* **Stated goal**:
Copy every line that holds "drawn".

* **Exercise input**:
>> Begin
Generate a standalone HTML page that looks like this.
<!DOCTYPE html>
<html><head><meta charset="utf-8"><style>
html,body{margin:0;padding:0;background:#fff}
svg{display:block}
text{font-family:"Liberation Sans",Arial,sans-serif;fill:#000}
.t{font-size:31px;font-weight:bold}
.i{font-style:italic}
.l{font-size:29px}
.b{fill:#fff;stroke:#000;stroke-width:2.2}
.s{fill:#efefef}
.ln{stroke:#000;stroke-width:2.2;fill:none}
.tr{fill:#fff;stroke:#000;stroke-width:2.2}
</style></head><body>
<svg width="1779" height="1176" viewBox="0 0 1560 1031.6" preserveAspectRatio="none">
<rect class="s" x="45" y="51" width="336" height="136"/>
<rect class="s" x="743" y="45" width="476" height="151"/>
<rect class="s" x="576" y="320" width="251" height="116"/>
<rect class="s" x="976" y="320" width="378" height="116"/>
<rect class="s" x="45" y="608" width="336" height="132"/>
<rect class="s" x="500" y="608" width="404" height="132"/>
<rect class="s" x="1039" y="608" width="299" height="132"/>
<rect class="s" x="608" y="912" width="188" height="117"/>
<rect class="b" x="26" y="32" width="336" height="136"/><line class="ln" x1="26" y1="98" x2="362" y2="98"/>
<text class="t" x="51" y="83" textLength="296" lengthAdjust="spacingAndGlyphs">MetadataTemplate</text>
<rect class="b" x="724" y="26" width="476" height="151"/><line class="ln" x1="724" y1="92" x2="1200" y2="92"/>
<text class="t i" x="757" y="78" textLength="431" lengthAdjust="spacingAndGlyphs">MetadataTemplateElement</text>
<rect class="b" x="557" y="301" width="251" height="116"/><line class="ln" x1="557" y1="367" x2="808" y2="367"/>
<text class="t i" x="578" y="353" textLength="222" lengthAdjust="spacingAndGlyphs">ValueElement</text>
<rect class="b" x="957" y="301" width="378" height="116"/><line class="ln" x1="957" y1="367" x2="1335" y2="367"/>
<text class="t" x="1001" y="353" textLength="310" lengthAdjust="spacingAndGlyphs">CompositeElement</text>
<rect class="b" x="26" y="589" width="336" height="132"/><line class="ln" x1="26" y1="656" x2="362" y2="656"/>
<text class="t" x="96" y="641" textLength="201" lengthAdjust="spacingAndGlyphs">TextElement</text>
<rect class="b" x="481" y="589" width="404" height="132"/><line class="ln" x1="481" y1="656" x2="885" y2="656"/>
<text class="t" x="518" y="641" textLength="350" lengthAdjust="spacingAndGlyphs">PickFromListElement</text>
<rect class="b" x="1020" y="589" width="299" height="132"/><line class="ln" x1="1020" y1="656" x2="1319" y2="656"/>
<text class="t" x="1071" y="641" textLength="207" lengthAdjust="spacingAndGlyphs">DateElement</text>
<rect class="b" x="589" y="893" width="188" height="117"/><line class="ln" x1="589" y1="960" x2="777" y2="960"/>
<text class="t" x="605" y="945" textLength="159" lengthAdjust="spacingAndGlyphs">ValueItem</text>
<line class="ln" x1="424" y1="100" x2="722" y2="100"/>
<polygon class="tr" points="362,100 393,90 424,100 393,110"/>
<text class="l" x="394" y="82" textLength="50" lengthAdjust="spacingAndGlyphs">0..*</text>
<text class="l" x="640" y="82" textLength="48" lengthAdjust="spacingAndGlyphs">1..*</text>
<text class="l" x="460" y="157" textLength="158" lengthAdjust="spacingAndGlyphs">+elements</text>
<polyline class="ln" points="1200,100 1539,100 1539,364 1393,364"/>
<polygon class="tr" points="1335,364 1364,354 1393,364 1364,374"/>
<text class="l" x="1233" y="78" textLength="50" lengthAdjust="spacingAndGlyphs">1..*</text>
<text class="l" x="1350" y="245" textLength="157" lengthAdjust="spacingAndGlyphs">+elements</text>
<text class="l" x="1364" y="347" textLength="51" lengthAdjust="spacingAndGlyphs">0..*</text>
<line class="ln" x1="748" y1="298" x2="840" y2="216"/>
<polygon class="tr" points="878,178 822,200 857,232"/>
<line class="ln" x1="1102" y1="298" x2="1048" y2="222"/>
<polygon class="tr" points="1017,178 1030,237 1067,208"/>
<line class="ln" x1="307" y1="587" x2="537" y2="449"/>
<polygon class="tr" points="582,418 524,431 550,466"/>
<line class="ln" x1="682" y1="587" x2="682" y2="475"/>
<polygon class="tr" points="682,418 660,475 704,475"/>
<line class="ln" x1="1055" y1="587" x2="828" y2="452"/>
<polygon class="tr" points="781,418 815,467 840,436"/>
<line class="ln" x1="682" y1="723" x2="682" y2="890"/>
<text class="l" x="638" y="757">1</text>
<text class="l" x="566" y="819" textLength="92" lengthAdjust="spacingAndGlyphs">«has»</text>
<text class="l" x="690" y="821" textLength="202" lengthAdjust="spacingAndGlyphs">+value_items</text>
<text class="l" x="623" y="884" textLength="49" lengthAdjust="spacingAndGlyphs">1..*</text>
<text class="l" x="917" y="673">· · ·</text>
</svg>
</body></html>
>> End
>> Begin
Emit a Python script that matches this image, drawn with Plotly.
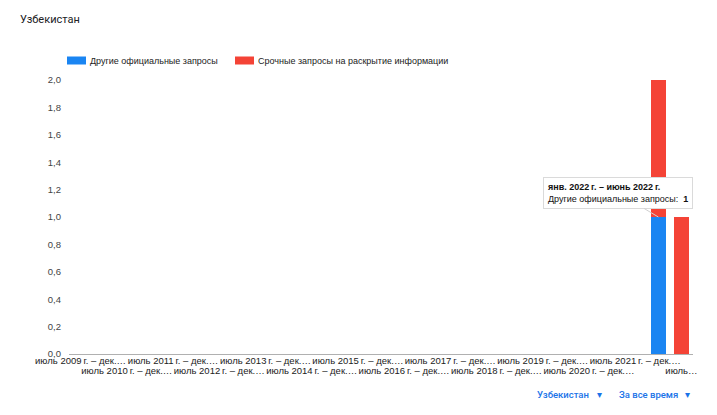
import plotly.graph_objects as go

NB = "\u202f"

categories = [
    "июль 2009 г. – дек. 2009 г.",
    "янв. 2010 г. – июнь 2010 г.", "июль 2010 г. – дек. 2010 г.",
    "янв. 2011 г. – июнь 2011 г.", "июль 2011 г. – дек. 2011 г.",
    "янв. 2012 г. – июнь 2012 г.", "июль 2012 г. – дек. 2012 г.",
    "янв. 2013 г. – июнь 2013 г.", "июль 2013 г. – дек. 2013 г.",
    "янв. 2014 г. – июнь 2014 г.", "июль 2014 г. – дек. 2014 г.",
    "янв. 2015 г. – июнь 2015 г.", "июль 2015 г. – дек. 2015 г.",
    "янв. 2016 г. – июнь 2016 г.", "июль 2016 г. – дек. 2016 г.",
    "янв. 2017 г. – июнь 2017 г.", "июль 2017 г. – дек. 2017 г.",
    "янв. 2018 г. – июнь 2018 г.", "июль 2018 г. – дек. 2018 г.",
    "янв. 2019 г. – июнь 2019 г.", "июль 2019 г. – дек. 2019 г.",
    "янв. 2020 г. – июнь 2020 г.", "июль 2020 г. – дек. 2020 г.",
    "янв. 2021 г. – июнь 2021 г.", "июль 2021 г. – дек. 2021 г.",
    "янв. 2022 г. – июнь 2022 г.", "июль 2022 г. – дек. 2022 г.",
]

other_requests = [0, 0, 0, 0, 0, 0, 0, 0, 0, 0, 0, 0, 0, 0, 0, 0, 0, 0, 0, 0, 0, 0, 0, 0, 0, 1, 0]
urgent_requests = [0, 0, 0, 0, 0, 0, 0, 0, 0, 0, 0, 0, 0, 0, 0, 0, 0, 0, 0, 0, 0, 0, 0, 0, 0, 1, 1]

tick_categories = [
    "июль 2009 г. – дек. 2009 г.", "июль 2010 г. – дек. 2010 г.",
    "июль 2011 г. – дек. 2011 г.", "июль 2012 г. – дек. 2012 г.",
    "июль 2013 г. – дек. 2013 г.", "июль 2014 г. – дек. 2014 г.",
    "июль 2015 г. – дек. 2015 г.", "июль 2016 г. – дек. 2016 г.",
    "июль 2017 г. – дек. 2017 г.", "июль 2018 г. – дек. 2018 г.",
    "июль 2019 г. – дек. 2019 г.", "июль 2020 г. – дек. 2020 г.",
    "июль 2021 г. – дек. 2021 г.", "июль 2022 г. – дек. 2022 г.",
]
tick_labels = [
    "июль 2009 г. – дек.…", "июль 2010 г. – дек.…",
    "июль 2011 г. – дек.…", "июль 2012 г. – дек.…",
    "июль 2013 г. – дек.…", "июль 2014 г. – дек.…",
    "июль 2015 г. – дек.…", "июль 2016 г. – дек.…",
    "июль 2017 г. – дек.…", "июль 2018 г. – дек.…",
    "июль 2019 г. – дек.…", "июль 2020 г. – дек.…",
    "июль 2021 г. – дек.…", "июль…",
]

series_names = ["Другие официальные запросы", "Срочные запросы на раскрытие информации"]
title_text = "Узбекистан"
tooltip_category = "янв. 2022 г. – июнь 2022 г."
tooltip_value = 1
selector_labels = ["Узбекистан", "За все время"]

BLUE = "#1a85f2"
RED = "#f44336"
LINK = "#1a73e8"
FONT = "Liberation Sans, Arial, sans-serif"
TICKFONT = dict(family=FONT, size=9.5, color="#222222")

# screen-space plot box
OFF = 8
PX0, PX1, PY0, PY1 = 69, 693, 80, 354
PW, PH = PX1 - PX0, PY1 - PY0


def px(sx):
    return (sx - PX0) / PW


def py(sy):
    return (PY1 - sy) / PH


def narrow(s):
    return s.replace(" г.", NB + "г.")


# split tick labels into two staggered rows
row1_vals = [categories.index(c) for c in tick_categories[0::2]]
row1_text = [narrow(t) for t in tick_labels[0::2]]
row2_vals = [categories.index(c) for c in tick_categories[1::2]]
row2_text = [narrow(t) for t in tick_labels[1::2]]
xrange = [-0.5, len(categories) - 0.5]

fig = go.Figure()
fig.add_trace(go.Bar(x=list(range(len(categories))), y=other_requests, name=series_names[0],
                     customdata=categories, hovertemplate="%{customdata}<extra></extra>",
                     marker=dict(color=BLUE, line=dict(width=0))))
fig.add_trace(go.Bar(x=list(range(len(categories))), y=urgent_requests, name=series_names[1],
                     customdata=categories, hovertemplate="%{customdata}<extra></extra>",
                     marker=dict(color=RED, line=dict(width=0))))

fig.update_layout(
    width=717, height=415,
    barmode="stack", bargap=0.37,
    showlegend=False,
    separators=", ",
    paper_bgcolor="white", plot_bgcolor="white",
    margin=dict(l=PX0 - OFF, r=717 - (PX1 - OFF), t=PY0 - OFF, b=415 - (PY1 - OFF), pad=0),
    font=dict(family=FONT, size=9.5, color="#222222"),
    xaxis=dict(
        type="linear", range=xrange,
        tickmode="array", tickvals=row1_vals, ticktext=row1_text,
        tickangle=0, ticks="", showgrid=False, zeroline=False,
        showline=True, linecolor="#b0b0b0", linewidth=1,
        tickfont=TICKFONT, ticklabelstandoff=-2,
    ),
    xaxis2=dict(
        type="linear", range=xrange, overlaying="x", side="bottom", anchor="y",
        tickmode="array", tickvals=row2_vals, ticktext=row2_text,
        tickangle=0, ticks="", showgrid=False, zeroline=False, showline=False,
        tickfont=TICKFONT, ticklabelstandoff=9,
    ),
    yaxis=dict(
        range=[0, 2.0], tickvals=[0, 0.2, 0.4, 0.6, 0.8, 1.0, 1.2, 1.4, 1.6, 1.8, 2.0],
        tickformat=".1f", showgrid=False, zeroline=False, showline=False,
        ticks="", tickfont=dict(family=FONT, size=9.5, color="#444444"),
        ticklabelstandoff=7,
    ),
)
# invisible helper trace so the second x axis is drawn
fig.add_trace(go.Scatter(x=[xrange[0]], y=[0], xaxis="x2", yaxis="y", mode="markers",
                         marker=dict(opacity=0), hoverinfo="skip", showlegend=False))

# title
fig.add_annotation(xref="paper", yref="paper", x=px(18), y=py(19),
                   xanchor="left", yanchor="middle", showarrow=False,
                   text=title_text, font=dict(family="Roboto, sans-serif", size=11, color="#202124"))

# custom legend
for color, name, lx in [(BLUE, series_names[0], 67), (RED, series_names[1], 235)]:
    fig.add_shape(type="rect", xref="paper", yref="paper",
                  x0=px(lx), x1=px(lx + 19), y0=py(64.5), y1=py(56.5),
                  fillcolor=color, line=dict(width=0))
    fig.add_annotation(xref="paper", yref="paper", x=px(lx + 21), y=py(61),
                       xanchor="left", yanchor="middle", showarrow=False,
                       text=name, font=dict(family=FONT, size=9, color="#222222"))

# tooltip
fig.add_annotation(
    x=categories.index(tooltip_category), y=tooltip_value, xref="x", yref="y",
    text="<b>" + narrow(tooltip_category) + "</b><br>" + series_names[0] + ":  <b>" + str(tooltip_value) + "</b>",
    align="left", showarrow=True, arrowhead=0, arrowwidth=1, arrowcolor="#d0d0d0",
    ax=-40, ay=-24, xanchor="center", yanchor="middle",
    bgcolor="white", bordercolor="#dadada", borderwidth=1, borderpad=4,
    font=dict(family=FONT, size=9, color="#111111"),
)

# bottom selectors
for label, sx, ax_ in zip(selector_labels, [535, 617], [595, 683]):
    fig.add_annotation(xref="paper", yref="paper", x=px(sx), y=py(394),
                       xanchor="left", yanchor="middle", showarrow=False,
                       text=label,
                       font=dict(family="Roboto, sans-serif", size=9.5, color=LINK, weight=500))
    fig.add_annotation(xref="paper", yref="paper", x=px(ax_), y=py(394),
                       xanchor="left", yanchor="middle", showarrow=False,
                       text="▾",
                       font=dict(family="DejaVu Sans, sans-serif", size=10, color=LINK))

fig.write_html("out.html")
>> End
* **Result of this task**:
Emit a Python script that matches this image, drawn with Plotly.
# invisible helper trace so the second x axis is drawn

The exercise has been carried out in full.